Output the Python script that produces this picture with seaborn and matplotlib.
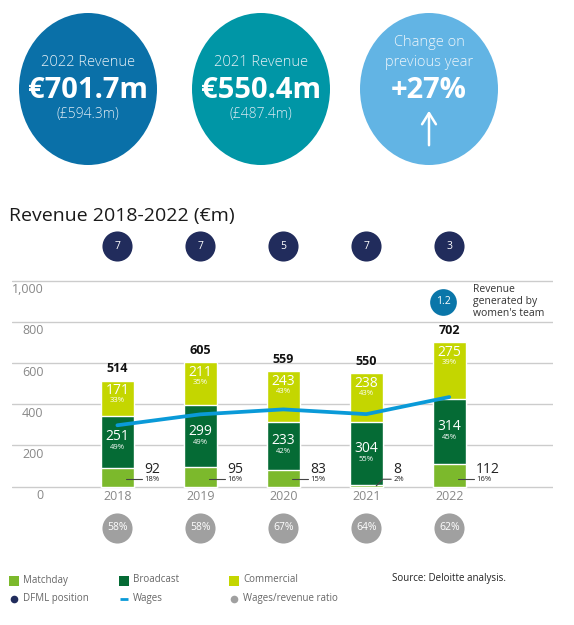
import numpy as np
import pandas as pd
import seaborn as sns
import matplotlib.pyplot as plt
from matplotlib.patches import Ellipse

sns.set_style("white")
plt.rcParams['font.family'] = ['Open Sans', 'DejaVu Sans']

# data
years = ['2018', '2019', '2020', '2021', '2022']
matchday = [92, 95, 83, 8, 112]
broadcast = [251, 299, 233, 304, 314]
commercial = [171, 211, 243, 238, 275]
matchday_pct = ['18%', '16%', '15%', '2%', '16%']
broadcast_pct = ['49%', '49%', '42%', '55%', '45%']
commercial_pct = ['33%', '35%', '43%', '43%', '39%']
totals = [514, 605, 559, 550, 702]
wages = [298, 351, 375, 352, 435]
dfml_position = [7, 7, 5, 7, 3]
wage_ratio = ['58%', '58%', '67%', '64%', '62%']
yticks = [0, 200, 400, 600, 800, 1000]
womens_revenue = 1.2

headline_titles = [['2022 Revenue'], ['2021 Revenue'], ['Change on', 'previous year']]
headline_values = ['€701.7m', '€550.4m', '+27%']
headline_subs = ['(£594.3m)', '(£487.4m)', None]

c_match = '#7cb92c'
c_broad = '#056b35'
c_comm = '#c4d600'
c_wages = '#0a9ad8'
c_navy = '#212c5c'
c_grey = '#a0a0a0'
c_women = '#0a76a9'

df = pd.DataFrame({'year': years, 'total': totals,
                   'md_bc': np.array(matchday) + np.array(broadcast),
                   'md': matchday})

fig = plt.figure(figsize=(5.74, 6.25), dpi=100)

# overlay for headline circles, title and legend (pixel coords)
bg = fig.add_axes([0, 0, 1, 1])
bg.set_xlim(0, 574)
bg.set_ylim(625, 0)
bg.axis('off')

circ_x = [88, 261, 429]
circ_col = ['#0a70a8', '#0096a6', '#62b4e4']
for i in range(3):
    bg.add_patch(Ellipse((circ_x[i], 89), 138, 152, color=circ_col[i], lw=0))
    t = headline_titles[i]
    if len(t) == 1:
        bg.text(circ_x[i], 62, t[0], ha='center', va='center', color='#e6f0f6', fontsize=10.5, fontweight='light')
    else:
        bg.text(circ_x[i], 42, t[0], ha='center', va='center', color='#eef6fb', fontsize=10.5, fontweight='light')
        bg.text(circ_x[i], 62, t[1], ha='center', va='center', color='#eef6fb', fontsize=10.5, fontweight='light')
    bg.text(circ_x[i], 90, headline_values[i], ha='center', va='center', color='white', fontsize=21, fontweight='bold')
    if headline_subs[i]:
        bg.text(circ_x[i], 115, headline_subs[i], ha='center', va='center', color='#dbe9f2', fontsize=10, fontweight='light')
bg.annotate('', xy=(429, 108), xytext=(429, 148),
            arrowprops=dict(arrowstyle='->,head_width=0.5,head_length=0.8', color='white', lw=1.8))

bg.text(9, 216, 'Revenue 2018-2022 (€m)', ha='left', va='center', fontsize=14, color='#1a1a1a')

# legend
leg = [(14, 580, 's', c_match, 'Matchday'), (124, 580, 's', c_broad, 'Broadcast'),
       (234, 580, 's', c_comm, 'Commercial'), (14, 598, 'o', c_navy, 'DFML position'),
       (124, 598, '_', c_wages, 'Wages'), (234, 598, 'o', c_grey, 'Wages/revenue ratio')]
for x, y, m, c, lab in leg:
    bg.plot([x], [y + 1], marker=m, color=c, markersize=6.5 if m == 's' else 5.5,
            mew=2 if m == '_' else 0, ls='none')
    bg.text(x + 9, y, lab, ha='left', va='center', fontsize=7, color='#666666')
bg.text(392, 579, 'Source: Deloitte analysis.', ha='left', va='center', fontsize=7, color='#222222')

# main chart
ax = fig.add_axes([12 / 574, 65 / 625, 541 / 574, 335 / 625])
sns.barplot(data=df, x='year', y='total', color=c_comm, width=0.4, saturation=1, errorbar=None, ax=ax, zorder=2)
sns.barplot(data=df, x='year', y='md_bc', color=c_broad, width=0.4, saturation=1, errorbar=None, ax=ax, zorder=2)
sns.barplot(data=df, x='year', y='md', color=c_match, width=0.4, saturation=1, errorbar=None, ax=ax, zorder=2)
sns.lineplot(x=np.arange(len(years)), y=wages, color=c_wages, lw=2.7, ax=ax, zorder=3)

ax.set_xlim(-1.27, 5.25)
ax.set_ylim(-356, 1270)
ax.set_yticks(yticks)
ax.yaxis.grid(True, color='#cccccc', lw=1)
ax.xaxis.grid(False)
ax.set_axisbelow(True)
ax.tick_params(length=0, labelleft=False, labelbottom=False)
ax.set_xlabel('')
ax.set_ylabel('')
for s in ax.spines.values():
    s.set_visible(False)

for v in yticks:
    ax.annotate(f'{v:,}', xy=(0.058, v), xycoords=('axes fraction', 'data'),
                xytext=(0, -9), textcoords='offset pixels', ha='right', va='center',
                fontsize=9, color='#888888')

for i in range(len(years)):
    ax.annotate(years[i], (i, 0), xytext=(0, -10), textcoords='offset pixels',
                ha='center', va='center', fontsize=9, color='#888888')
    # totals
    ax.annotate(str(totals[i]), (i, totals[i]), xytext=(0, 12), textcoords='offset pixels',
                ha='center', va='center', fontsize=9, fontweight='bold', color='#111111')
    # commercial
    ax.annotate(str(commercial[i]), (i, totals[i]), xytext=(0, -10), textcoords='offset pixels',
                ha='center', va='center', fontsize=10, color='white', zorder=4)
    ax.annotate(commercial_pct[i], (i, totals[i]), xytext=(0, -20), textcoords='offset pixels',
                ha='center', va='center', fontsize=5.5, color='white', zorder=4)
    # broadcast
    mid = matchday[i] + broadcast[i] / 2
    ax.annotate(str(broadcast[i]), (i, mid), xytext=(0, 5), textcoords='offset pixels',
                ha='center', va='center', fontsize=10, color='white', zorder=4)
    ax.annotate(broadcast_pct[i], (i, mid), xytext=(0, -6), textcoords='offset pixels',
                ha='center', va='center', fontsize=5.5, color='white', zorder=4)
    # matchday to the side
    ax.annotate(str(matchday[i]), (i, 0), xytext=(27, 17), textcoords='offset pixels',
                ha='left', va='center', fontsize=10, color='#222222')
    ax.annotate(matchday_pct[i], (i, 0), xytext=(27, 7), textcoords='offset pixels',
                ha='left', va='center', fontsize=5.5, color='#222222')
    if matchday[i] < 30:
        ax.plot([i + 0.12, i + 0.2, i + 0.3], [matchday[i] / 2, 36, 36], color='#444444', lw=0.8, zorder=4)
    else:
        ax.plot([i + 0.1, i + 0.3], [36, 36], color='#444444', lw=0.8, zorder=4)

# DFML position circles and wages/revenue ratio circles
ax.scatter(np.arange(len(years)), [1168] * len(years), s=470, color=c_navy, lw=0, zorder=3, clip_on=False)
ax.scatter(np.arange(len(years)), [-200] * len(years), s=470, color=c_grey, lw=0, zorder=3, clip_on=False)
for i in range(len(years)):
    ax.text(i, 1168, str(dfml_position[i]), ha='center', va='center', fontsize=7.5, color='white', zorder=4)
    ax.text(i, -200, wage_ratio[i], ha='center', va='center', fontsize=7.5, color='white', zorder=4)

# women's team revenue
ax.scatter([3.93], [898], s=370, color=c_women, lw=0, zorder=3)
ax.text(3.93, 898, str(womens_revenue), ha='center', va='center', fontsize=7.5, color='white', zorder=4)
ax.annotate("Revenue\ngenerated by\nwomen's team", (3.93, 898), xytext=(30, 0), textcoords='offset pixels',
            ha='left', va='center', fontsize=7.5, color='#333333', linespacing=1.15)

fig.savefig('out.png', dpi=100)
*-*-*
• **Task requirements**:
Write out the full set of lines verbatim, without the pictures.

• **Task response**:
Output the Python script that produces this picture with seaborn and matplotlib.
import numpy as np
import pandas as pd
import seaborn as sns
import matplotlib.pyplot as plt
from matplotlib.patches import Ellipse

sns.set_style("white")
plt.rcParams['font.family'] = ['Open Sans', 'DejaVu Sans']

# data
years = ['2018', '2019', '2020', '2021', '2022']
matchday = [92, 95, 83, 8, 112]
broadcast = [251, 299, 233, 304, 314]
commercial = [171, 211, 243, 238, 275]
matchday_pct = ['18%', '16%', '15%', '2%', '16%']
broadcast_pct = ['49%', '49%', '42%', '55%', '45%']
commercial_pct = ['33%', '35%', '43%', '43%', '39%']
totals = [514, 605, 559, 550, 702]
wages = [298, 351, 375, 352, 435]
dfml_position = [7, 7, 5, 7, 3]
wage_ratio = ['58%', '58%', '67%', '64%', '62%']
yticks = [0, 200, 400, 600, 800, 1000]
womens_revenue = 1.2

headline_titles = [['2022 Revenue'], ['2021 Revenue'], ['Change on', 'previous year']]
headline_values = ['€701.7m', '€550.4m', '+27%']
headline_subs = ['(£594.3m)', '(£487.4m)', None]

c_match = '#7cb92c'
c_broad = '#056b35'
c_comm = '#c4d600'
c_wages = '#0a9ad8'
c_navy = '#212c5c'
c_grey = '#a0a0a0'
c_women = '#0a76a9'

df = pd.DataFrame({'year': years, 'total': totals,
                   'md_bc': np.array(matchday) + np.array(broadcast),
                   'md': matchday})

fig = plt.figure(figsize=(5.74, 6.25), dpi=100)

# overlay for headline circles, title and legend (pixel coords)
bg = fig.add_axes([0, 0, 1, 1])
bg.set_xlim(0, 574)
bg.set_ylim(625, 0)
bg.axis('off')

circ_x = [88, 261, 429]
circ_col = ['#0a70a8', '#0096a6', '#62b4e4']
for i in range(3):
    bg.add_patch(Ellipse((circ_x[i], 89), 138, 152, color=circ_col[i], lw=0))
    t = headline_titles[i]
    if len(t) == 1:
        bg.text(circ_x[i], 62, t[0], ha='center', va='center', color='#e6f0f6', fontsize=10.5, fontweight='light')
    else:
        bg.text(circ_x[i], 42, t[0], ha='center', va='center', color='#eef6fb', fontsize=10.5, fontweight='light')
        bg.text(circ_x[i], 62, t[1], ha='center', va='center', color='#eef6fb', fontsize=10.5, fontweight='light')
    bg.text(circ_x[i], 90, headline_values[i], ha='center', va='center', color='white', fontsize=21, fontweight='bold')
    if headline_subs[i]:
        bg.text(circ_x[i], 115, headline_subs[i], ha='center', va='center', color='#dbe9f2', fontsize=10, fontweight='light')
bg.annotate('', xy=(429, 108), xytext=(429, 148),
            arrowprops=dict(arrowstyle='->,head_width=0.5,head_length=0.8', color='white', lw=1.8))

bg.text(9, 216, 'Revenue 2018-2022 (€m)', ha='left', va='center', fontsize=14, color='#1a1a1a')

# legend
leg = [(14, 580, 's', c_match, 'Matchday'), (124, 580, 's', c_broad, 'Broadcast'),
       (234, 580, 's', c_comm, 'Commercial'), (14, 598, 'o', c_navy, 'DFML position'),
       (124, 598, '_', c_wages, 'Wages'), (234, 598, 'o', c_grey, 'Wages/revenue ratio')]
for x, y, m, c, lab in leg:
    bg.plot([x], [y + 1], marker=m, color=c, markersize=6.5 if m == 's' else 5.5,
            mew=2 if m == '_' else 0, ls='none')
    bg.text(x + 9, y, lab, ha='left', va='center', fontsize=7, color='#666666')
bg.text(392, 579, 'Source: Deloitte analysis.', ha='left', va='center', fontsize=7, color='#222222')

# main chart
ax = fig.add_axes([12 / 574, 65 / 625, 541 / 574, 335 / 625])
sns.barplot(data=df, x='year', y='total', color=c_comm, width=0.4, saturation=1, errorbar=None, ax=ax, zorder=2)
sns.barplot(data=df, x='year', y='md_bc', color=c_broad, width=0.4, saturation=1, errorbar=None, ax=ax, zorder=2)
sns.barplot(data=df, x='year', y='md', color=c_match, width=0.4, saturation=1, errorbar=None, ax=ax, zorder=2)
sns.lineplot(x=np.arange(len(years)), y=wages, color=c_wages, lw=2.7, ax=ax, zorder=3)

ax.set_xlim(-1.27, 5.25)
ax.set_ylim(-356, 1270)
ax.set_yticks(yticks)
ax.yaxis.grid(True, color='#cccccc', lw=1)
ax.xaxis.grid(False)
ax.set_axisbelow(True)
ax.tick_params(length=0, labelleft=False, labelbottom=False)
ax.set_xlabel('')
ax.set_ylabel('')
for s in ax.spines.values():
    s.set_visible(False)

for v in yticks:
    ax.annotate(f'{v:,}', xy=(0.058, v), xycoords=('axes fraction', 'data'),
                xytext=(0, -9), textcoords='offset pixels', ha='right', va='center',
                fontsize=9, color='#888888')

for i in range(len(years)):
    ax.annotate(years[i], (i, 0), xytext=(0, -10), textcoords='offset pixels',
                ha='center', va='center', fontsize=9, color='#888888')
    # totals
    ax.annotate(str(totals[i]), (i, totals[i]), xytext=(0, 12), textcoords='offset pixels',
                ha='center', va='center', fontsize=9, fontweight='bold', color='#111111')
    # commercial
    ax.annotate(str(commercial[i]), (i, totals[i]), xytext=(0, -10), textcoords='offset pixels',
                ha='center', va='center', fontsize=10, color='white', zorder=4)
    ax.annotate(commercial_pct[i], (i, totals[i]), xytext=(0, -20), textcoords='offset pixels',
                ha='center', va='center', fontsize=5.5, color='white', zorder=4)
    # broadcast
    mid = matchday[i] + broadcast[i] / 2
    ax.annotate(str(broadcast[i]), (i, mid), xytext=(0, 5), textcoords='offset pixels',
                ha='center', va='center', fontsize=10, color='white', zorder=4)
    ax.annotate(broadcast_pct[i], (i, mid), xytext=(0, -6), textcoords='offset pixels',
                ha='center', va='center', fontsize=5.5, color='white', zorder=4)
    # matchday to the side
    ax.annotate(str(matchday[i]), (i, 0), xytext=(27, 17), textcoords='offset pixels',
                ha='left', va='center', fontsize=10, color='#222222')
    ax.annotate(matchday_pct[i], (i, 0), xytext=(27, 7), textcoords='offset pixels',
                ha='left', va='center', fontsize=5.5, color='#222222')
    if matchday[i] < 30:
        ax.plot([i + 0.12, i + 0.2, i + 0.3], [matchday[i] / 2, 36, 36], color='#444444', lw=0.8, zorder=4)
    else:
        ax.plot([i + 0.1, i + 0.3], [36, 36], color='#444444', lw=0.8, zorder=4)

# DFML position circles and wages/revenue ratio circles
ax.scatter(np.arange(len(years)), [1168] * len(years), s=470, color=c_navy, lw=0, zorder=3, clip_on=False)
ax.scatter(np.arange(len(years)), [-200] * len(years), s=470, color=c_grey, lw=0, zorder=3, clip_on=False)
for i in range(len(years)):
    ax.text(i, 1168, str(dfml_position[i]), ha='center', va='center', fontsize=7.5, color='white', zorder=4)
    ax.text(i, -200, wage_ratio[i], ha='center', va='center', fontsize=7.5, color='white', zorder=4)

# women's team revenue
ax.scatter([3.93], [898], s=370, color=c_women, lw=0, zorder=3)
ax.text(3.93, 898, str(womens_revenue), ha='center', va='center', fontsize=7.5, color='white', zorder=4)
ax.annotate("Revenue\ngenerated by\nwomen's team", (3.93, 898), xytext=(30, 0), textcoords='offset pixels',
            ha='left', va='center', fontsize=7.5, color='#333333', linespacing=1.15)

fig.savefig('out.png', dpi=100)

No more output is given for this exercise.